For doing testing, I don't really like doing mocks of classes or functions from libraries I don't control, it feels too hacky and brittle. If whatever library I'm using doesn't already have an easy way of substituting a fake in it's place, then I want to wrap it in a class. And I want to keep these wrapper classes pretty lean and to the point. I don't like having too much logic in them, because then it makes them harder to fake. For example, if I want to pull data from a database in a certain way, I'll do that in the method and maybe do a little bit of processing if needed, but that's it.
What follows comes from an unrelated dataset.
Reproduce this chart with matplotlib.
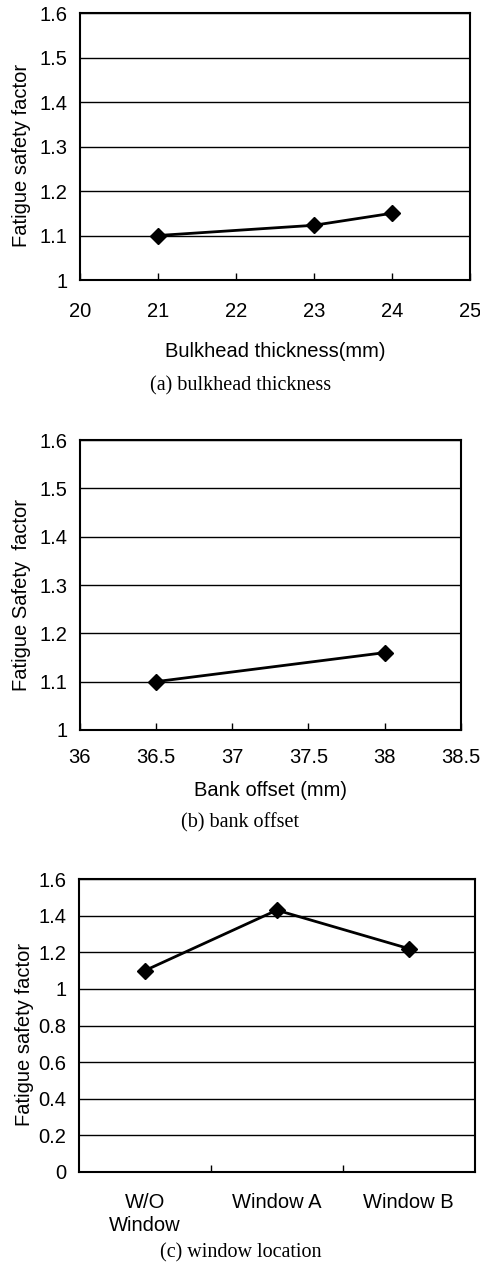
import matplotlib.pyplot as plt
from matplotlib.ticker import FuncFormatter

# (a) bulkhead thickness
thick_mm = [21, 23, 24]
thick_sf = [1.10, 1.123, 1.15]
# (b) bank offset
offset_mm = [36.5, 38]
offset_sf = [1.10, 1.16]
# (c) window location
windows = ['W/O\nWindow', 'Window A', 'Window B']
window_sf = [1.10, 1.43, 1.22]

plt.rcParams['font.family'] = ['Liberation Sans', 'DejaVu Sans']
FS = 14.5
fig = plt.figure(figsize=(4.81, 12.71), dpi=100)

def style(ax, yticks, xpad):
    ax.set_yticks(yticks)
    ax.yaxis.set_major_formatter(FuncFormatter(lambda v, p: '%g' % round(v, 2)))
    ax.grid(axis='y', color='black', linewidth=1.0)
    ax.set_axisbelow(True)
    for s in ax.spines.values():
        s.set_linewidth(1.5)
    ax.tick_params(axis='y', length=0, pad=9, labelsize=FS)
    ax.tick_params(axis='x', direction='in', length=5, width=1, pad=xpad, labelsize=FS)

def caption(y_px, text):
    fig.text(0.5, 1 - y_px / 1271, text, ha='center', va='center',
             family='Liberation Serif', fontsize=14.5)

ax1 = fig.add_axes([0.166, 0.7797, 0.811, 0.210])
ax1.plot(thick_mm, thick_sf, color='black', lw=2, marker='D', ms=8)
ax1.set_xlim(20, 25)
ax1.set_ylim(1, 1.6)
ax1.set_xticks(range(20, 26))
style(ax1, [1, 1.1, 1.2, 1.3, 1.4, 1.5, 1.6], 16)
ax1.set_xlabel('Bulkhead thickness(mm)', fontsize=FS, labelpad=15)
ax1.set_ylabel('Fatigue safety factor', fontsize=FS, labelpad=6)
ax1.yaxis.label.set_y(0.466)
caption(386, '(a) bulkhead thickness')

ax2 = fig.add_axes([0.166, 0.4257, 0.792, 0.228])
ax2.plot(offset_mm, offset_sf, color='black', lw=2, marker='D', ms=8)
ax2.set_xlim(36, 38.5)
ax2.set_ylim(1, 1.6)
ax2.set_xticks([36, 36.5, 37, 37.5, 38, 38.5])
ax2.xaxis.set_major_formatter(FuncFormatter(lambda v, p: '%g' % v))
style(ax2, [1, 1.1, 1.2, 1.3, 1.4, 1.5, 1.6], 13)
ax2.set_xlabel('Bank offset (mm)', fontsize=FS, labelpad=10)
ax2.set_ylabel('Fatigue Safety  factor', fontsize=FS, labelpad=6)
ax2.yaxis.label.set_y(0.466)
caption(823, '(b) bank offset')

ax3 = fig.add_axes([0.164, 0.0779, 0.823, 0.2305])
pos = [i + 0.5 for i in range(len(windows))]
ax3.plot(pos, window_sf, color='black', lw=2, marker='D', ms=8)
ax3.set_xlim(0, 3)
ax3.set_ylim(0, 1.6)
ax3.set_xticks([1, 2])
ax3.set_xticklabels([])
ax3.set_xticks(pos, minor=True)
ax3.set_xticklabels(windows, minor=True, linespacing=1.3)
style(ax3, [0, 0.2, 0.4, 0.6, 0.8, 1, 1.2, 1.4, 1.6], 12)
ax3.tick_params(axis='x', which='minor', length=0, pad=15, labelsize=FS)
ax3.set_ylabel('Fatigue safety factor', fontsize=FS, labelpad=3)
ax3.yaxis.label.set_y(0.47)
caption(1253, '(c) window location')

fig.savefig('out.png', dpi=100)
I want to be able to take a dump of a few select rows from tables in the database that I want to test, and easily set up my fake wrappers to hand that data to the code I want to test. Then I can have the fake API uploading wrapper save whatever is passed to it, and check that in the tests.

After writing this article I did a little bit of searching on the internet regarding TDD, and I was surprised that it's kind of a partisan issue in the software development community. Some people being vehemently against TDD and others vehemently pro TDD. It doesn't really make that much sense to me to be so hardcore pro/anti TDD. It's like being pro or anti screwdriver. TDD is a tool in your toolbox, use it if it makes sense for your project, otherwise don't obviously. In my case, it's making my development experience much more enjoyable because I can be a little more at ease knowing I'm not breaking API requirements or business rules that I've written tests for. But if I get another message telling me that something incorrect is being uploaded to the APIs, then that's just another test to write.